Na primeira subida na rampa, Sua Excelência fez-se acompanhar de velhos companheiros de jornada do Partido dos Trabalhadores. Mas ao longo do caminho suas empreitadas das Operações Tabajaras na gestão federal os foram levando à desgraça: José Dirceu, Antonio Palocci e agora Luiz Gushiken caíram. Hoje, despido do macacão de sindicalista e dispensado das obrigações de socialista, o presidente volta às suas origens messiânicas e passou a se considerar um interlocutor privilegiado de Deus. Na inauguração de uma ponte na Venezuela, Sua Excelência prometeu ao amigo e ídolo Hugo Chávez, ele também em luta pela própria reeleição, um apoio impossível de dar: transferir os próprios votos: "O mesmo povo que elegeu a mim certamente irá te eleger presidente da Venezuela". O mesmo Lula que havia prometido estender o Mercosul a um território entre a Terra do Fogo e a Patagônia, regiões ao sul da vizinha Argentina, passou a anunciar o milagre da transposição dos povos. Isso certamente será algo mais complicado de fazer que multiplicar pães, mas não pode ser impossível para alguém que atribui a Deus e a não mais ninguém o próprio triunfo eleitoral. Que expressou, para ele, uma resposta à "zelite", composta pela imprensa conservadora, os empresários, os ex-governantes e os banqueiros, estes ingratos que viveram à tripa forra sob sua égide e resolveram votar no adversário numa ingratidão impossível de compreender.

A tal da "zelite" tem uma sede em pleno cocoruto da Avenida Paulista na maior cidade do País. Como se sabe, apesar de ter sido criado e formado como político em São Paulo, o presidente de todos os brasileiros apostou firme na aversão da parcela majoritária do restante do País contra a Unidade que era tida como a locomotiva do trem da Federação. E se deu bem.
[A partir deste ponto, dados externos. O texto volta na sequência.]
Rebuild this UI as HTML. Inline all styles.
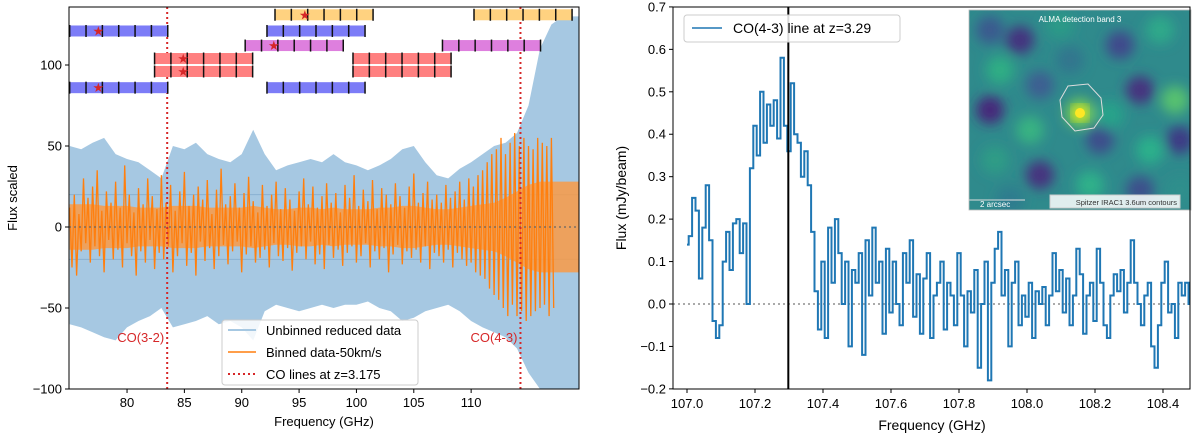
<!DOCTYPE html>
<html><head><meta charset="utf-8">
<style>
html,body{margin:0;padding:0;background:#fff;}
svg{display:block;font-family:"Liberation Sans","DejaVu Sans",sans-serif;}
</style></head>
<body>
<svg id="c" width="1200" height="441" viewBox="0 0 1200 441">
<defs>
<clipPath id="clipL"><rect x="69" y="7" width="510" height="382"/></clipPath>
<clipPath id="clipR"><rect x="673" y="7" width="517" height="382"/></clipPath>
<clipPath id="clipI"><rect x="969" y="10" width="222" height="200"/></clipPath>
<filter id="blur"><feGaussianBlur stdDeviation="6"/></filter>
</defs>
<g id="left"></g>
<g id="right"></g>
</svg>
<script>
// ---------- LEFT DATA ----------
const envFreq = [75,76,77,78,79,80,81,82,83,84,85,86,87,88,89,90,91,92,93,94,95,96,97,98,99,100,101,102,103,104,105,106,107,108,109,110,111,112,113,114,115,116,117,118,119,119.4];
const blueUpper = [50,48,52,55,45,42,40,35,30,50,48,52,45,42,40,45,60,45,35,38,40,42,40,45,40,38,35,38,42,48,50,40,32,30,36,40,45,50,52,58,75,110,125,130,130,130];
const blueLower = [-60,-62,-65,-68,-70,-62,-58,-55,-50,-62,-60,-58,-55,-60,-58,-62,-70,-52,-48,-50,-52,-50,-48,-50,-48,-48,-46,-50,-52,-58,-56,-52,-50,-48,-52,-58,-62,-65,-68,-75,-90,-100,-100,-100,-100,-100];
const orangeCoreUp = [14,14,14,13,13,13,12,12,12,13,13,13,12,12,12,12,13,12,11,11,12,12,11,12,11,11,11,12,12,13,13,12,11,11,12,13,14,15,18,22,26,28,28,28,28,28];
const orangeCoreLo = orangeCoreUp.map(v=>-v);
const binStart = 75.0, binStep = 0.2;
const binned = [12,-25,20,-30,8,-15,30,-10,18,-22,25,-12,35,-18,10,-28,22,-8,15,-20,
28,-14,12,-25,38,-10,20,-18,9,-30,24,-15,14,-22,30,-8,19,-26,11,-16,
32,-20,15,-12,26,-28,10,-18,22,-10,34,-24,13,-16,20,-30,25,-9,17,-21,
29,-13,8,-26,23,-18,36,-11,14,-23,19,-15,27,-9,12,-28,21,-17,31,-12,
16,-22,9,-19,26,-14,13,-25,20,-10,28,-18,11,-21,24,-13,17,-27,10,-16,
22,-12,30,-20,14,-9,25,-23,12,-17,19,-26,27,-11,15,-19,21,-14,9,-24,
26,-16,18,-12,32,-22,13,-18,23,-10,16,-25,29,-15,11,-20,24,-13,20,-28,
14,-17,27,-11,19,-23,12,-15,25,-19,33,-14,15,-22,21,-12,28,-26,17,-16,
20,-18,15,-22,26,-14,18,-25,22,-16,28,-20,17,-24,30,-22,25,-28,32,-30,
35,-32,40,-38,45,-42,48,-45,55,-50,45,-55,52,-48,58,-55,50,-52,55,-58,
50,-55,48,-52,55,-50,52,-48,50,-55,55,-50];
const coLines = [83.5, 114.3];
const coLabels = ["CO(3-2)","CO(4-3)"];
const barRowY = [131,121,112,104,96,86];
const barStart = [[92.9,110.25],[75.0,92.2],[90.3,107.5],[82.4,99.7],[82.4,99.7],[75.0,92.2]];
const barWidth = 8.55;
const barColors = ["#ffd280","#7c7cf7","#de7fde","#ff8080","#ff8080","#7c7cf7"];
const starX = [95.5,77.5,92.8,84.9,84.9,77.5];
const xTicksL = [80,85,90,95,100,105,110];
const yTicksL = [100,50,0,-50,-100];
const yTickLabelsL = ["100","50","0","\u221250","\u2212100"];

// ---------- RIGHT DATA ----------
const specStart = 107.00, specStep = 0.01;
const specFlux = [0.14,0.16,0.25,0.22,0.06,0.18,0.28,0.15,-0.04,-0.08,-0.05,0.1,0.17,0.08,0.19,0.2,0.12,0.19,0.0,0.32,
0.42,0.35,0.5,0.38,0.47,0.42,0.48,0.39,0.58,0.42,0.36,0.52,0.4,0.38,0.3,0.36,0.28,0.17,0.03,-0.06,
0.1,-0.08,0.18,0.05,0.2,0.12,0.0,0.1,-0.1,0.08,0.05,0.12,-0.12,0.15,0.02,0.18,0.05,0.1,-0.07,0.13,
-0.02,0.1,0.0,-0.05,0.12,0.05,0.15,-0.03,0.07,-0.07,0.06,0.12,-0.08,0.02,0.05,0.1,-0.06,0.05,0.02,-0.05,
0.12,0.02,-0.1,0.03,-0.02,0.08,-0.15,0.0,0.1,-0.18,0.05,0.13,0.17,0.02,0.08,-0.1,0.05,0.1,-0.05,0.02,
-0.03,0.05,-0.08,0.03,0.0,0.04,-0.05,0.02,0.12,0.03,0.08,-0.02,0.06,-0.05,0.02,0.13,0.07,-0.07,0.02,0.05,
-0.04,0.13,0.05,-0.05,-0.08,0.02,0.07,0.03,0.08,-0.02,0.05,0.15,0.05,0.0,-0.05,0.02,0.05,-0.1,-0.15,-0.05,
0.05,0.1,-0.02,0.0,-0.08,0.05,0.02,0.05,0.0];
const lineFreq = 107.298;
const xTicksR = [107.0,107.2,107.4,107.6,107.8,108.0,108.2,108.4];
const yTicksR = [0.7,0.6,0.5,0.4,0.3,0.2,0.1,0.0,-0.1,-0.2];
const yTickLabelsR = ["0.7","0.6","0.5","0.4","0.3","0.2","0.1","0.0","\u22120.1","\u22120.2"];

const NS="http://www.w3.org/2000/svg";
function mk(p,tag,attrs,text){const e=document.createElementNS(NS,tag);for(const k in attrs)e.setAttribute(k,attrs[k]);if(text!==undefined)e.textContent=text;p.appendChild(e);return e;}

const xL = f => 69 + (f-74.94)*11.47;
const yL = v => 227 - v*1.62;
const xR = f => 687 + (f-107.0)*340;
const yR = v => 304 - v*424.4;

// ---------- LEFT ----------
const L=document.getElementById('left');
const gL=mk(L,'g',{'clip-path':'url(#clipL)'});
function env(up,lo){let s='';envFreq.forEach((f,i)=>{s+=(i?'L':'M')+xL(f).toFixed(1)+','+yL(up[i]).toFixed(1);});for(let i=envFreq.length-1;i>=0;i--)s+='L'+xL(envFreq[i]).toFixed(1)+','+yL(lo[i]).toFixed(1);return s+'Z';}
let e1=mk(gL,'path',{d:env(blueUpper,blueLower),fill:'#a6c8e2'});


mk(gL,'line',{x1:69,x2:579,y1:yL(20),y2:yL(20),stroke:'#7ea9cc','stroke-width':1,opacity:0.7});
mk(gL,'line',{x1:69,x2:579,y1:yL(-20),y2:yL(-20),stroke:'#7ea9cc','stroke-width':1,opacity:0.7});
let e2=mk(gL,'path',{d:env(orangeCoreUp,orangeCoreLo),fill:'#f99a45',opacity:'0.85'});


let bd='';
binned.forEach((v,i)=>{bd+=(i?'L':'M')+xL(binStart+i*binStep).toFixed(1)+','+yL(v).toFixed(1);});
let e3=mk(gL,'path',{d:bd,fill:'none',stroke:'#ff7f0e','stroke-width':1.3});


mk(gL,'line',{x1:69,x2:579,y1:yL(0),y2:yL(0),stroke:'#666','stroke-dasharray':'2,3','stroke-width':1.2});
coLines.forEach((f,i)=>{
  let l=mk(gL,'line',{x1:xL(f),x2:xL(f),y1:7,y2:389,stroke:'#d62728','stroke-width':2,'stroke-dasharray':'2,3'});
  
  
  let t=mk(L,'text',{x:xL(f)-3,y:342,'text-anchor':'end','font-size':13,fill:'#d62728'},coLabels[i]);
  
  
});
barRowY.forEach((ry,r)=>{
  barStart[r].forEach(x0=>{
    let b=mk(gL,'rect',{x:xL(x0),y:yL(ry)-5.5,width:barWidth*11.47,height:11,fill:barColors[r]});
    
    
    for(let k=0;k<=6;k++){const xx=xL(x0+k*barWidth/6);mk(gL,'line',{x1:xx,x2:xx,y1:yL(ry)-6,y2:yL(ry)+6,stroke:'#111','stroke-width':1.5});}
  });
  let s=mk(gL,'text',{x:xL(starX[r]),y:yL(ry)+4.5,'text-anchor':'middle','font-size':13,fill:'#d62728'},'\u2605');
  
  
});
mk(L,'rect',{x:69,y:7,width:510,height:382,fill:'none',stroke:'#000','stroke-width':1});
xTicksL.forEach(f=>{mk(L,'line',{x1:xL(f),x2:xL(f),y1:389,y2:393,stroke:'#000'});mk(L,'text',{x:xL(f),y:407,'text-anchor':'middle','font-size':13},String(f));});
yTicksL.forEach((v,i)=>{mk(L,'line',{x1:65,x2:69,y1:yL(v),y2:yL(v),stroke:'#000'});mk(L,'text',{x:62,y:yL(v)+4.5,'text-anchor':'end','font-size':13},yTickLabelsL[i]);});
let xl=mk(L,'text',{x:324,y:426,'text-anchor':'middle','font-size':13},'Frequency (GHz)');


let yl=mk(L,'text',{x:0,y:0,'text-anchor':'middle','font-size':13,transform:'translate(17,198) rotate(-90)'},'Flux scaled');


const lg=mk(L,'g',{});


mk(lg,'rect',{x:222,y:320,width:196,height:65,rx:3,fill:'#fff','fill-opacity':0.85,stroke:'#ccc'});
mk(lg,'line',{x1:228,x2:256,y1:330,y2:330,stroke:'#a6c8e2','stroke-width':2});
mk(lg,'text',{x:266,y:335,'font-size':13},'Unbinned reduced data');
mk(lg,'line',{x1:228,x2:256,y1:352,y2:352,stroke:'#ff7f0e','stroke-width':1.5});
mk(lg,'text',{x:266,y:357,'font-size':13},'Binned data-50km/s');
mk(lg,'line',{x1:228,x2:256,y1:374,y2:374,stroke:'#d62728','stroke-width':2,'stroke-dasharray':'2,3'});
mk(lg,'text',{x:266,y:379,'font-size':13},'CO lines at z=3.175');

// ---------- RIGHT ----------
const R=document.getElementById('right');
const gR=mk(R,'g',{'clip-path':'url(#clipR)'});
mk(gR,'line',{x1:673,x2:1190,y1:yR(0),y2:yR(0),stroke:'#777','stroke-dasharray':'2,3','stroke-width':1.3});
let d='';
specFlux.forEach((v,i)=>{const f0=specStart+(i-0.5)*specStep,f1=specStart+(i+0.5)*specStep;d+=(i?'L':'M')+xR(Math.max(f0,specStart)).toFixed(1)+','+yR(v).toFixed(1)+'L'+xR(f1).toFixed(1)+','+yR(v).toFixed(1);});
let sp=mk(gR,'path',{d:d,fill:'none',stroke:'#1f77b4','stroke-width':2});


let vl=mk(gR,'line',{x1:xR(lineFreq),x2:xR(lineFreq),y1:7,y2:389,stroke:'#000','stroke-width':2});


const ins=mk(R,'g',{'clip-path':'url(#clipI)'});


mk(ins,'rect',{x:969,y:10,width:222,height:200,fill:'#2f8a8c'});
const gB=mk(ins,'g',{filter:'url(#blur)'});
[[990,30,'#3b5a8f'],[1020,40,'#44337f'],[1060,25,'#2a9a87'],[1120,45,'#3f4a8c'],[1160,30,'#2ea98a'],[1000,70,'#2fae84'],[1040,85,'#3e5f92'],[1140,90,'#46317f'],[1175,100,'#56c16f'],[990,110,'#46287a'],[1030,130,'#38b282'],[1100,140,'#3c4e8c'],[1150,150,'#2ab08b'],[1180,140,'#3d3b85'],[995,160,'#2d9c86'],[1040,175,'#46327f'],[1090,185,'#2fb18a'],[1140,190,'#3c508c'],[1010,200,'#2f7c8e'],[1180,190,'#2d8f8c'],[1070,60,'#30768e'],[1110,115,'#26a38a']].forEach(c=>mk(gB,'circle',{cx:c[0],cy:c[1],r:14,fill:c[2]}));
mk(gB,'circle',{cx:1080,cy:113,r:14,fill:'#7ad151'});
mk(ins,'circle',{cx:1080,cy:113,r:8,fill:'#e8e419',filter:'url(#blur)'});
mk(ins,'circle',{cx:1080,cy:113,r:5,fill:'#fde725'});
mk(ins,'polygon',{points:'1068,86 1088,84 1101,98 1103,115 1094,128 1075,131 1062,117 1060,100',fill:'none',stroke:'#ddd','stroke-width':1});
mk(ins,'text',{x:1080,y:22,'text-anchor':'middle','font-size':8,fill:'#fff'},'ALMA detection band 3');
mk(ins,'line',{x1:969,x2:1025,y1:200,y2:200,stroke:'#ddd','stroke-width':1});
mk(ins,'text',{x:980,y:207,'font-size':8,fill:'#fff'},'2 arcsec');
mk(ins,'rect',{x:1050,y:195,width:130,height:13,fill:'#fff','fill-opacity':0.85,stroke:'#ccc'});
mk(ins,'text',{x:1177,y:205,'text-anchor':'end','font-size':7.5,fill:'#333'},'Spitzer IRAC1 3.6um contours');
mk(R,'rect',{x:969,y:10,width:222,height:200,fill:'none',stroke:'#bbb','stroke-width':0.8});
mk(R,'rect',{x:673,y:7,width:517,height:382,fill:'none',stroke:'#000','stroke-width':1});
xTicksR.forEach(f=>{mk(R,'line',{x1:xR(f),x2:xR(f),y1:389,y2:393,stroke:'#000'});mk(R,'text',{x:xR(f),y:408,'text-anchor':'middle','font-size':13},f.toFixed(1));});
yTicksR.forEach((v,i)=>{mk(R,'line',{x1:669,x2:673,y1:yR(v),y2:yR(v),stroke:'#000'});mk(R,'text',{x:666,y:yR(v)+4.5,'text-anchor':'end','font-size':13},yTickLabelsR[i]);});
let xr=mk(R,'text',{x:932,y:430,'text-anchor':'middle','font-size':14},'Frequency (GHz)');


let yr=mk(R,'text',{x:0,y:0,'text-anchor':'middle','font-size':14,transform:'translate(626,198) rotate(-90)'},'Flux (mJy/beam)');


const lr=mk(R,'g',{});


mk(lr,'rect',{x:684,y:15,width:216,height:27,rx:3,fill:'#fff','fill-opacity':0.85,stroke:'#ccc'});
mk(lr,'line',{x1:692,x2:722,y1:28,y2:28,stroke:'#1f77b4','stroke-width':1.5});
mk(lr,'text',{x:733,y:33,'font-size':14},'CO(4-3) line at z=3.29');
</script>
</body></html>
Agora é o principal responsável pela palavra da moda no Planalto Central do País: a "despaulistização" da decisão política.

No Evangelho do segundo governo Lula, do qual o paulista oriundo da "zelite" cearense Ciro Gomes é o profeta, Deus será eternamente louvado, mas seu principal pregador, São Paulo, será sempre execrado.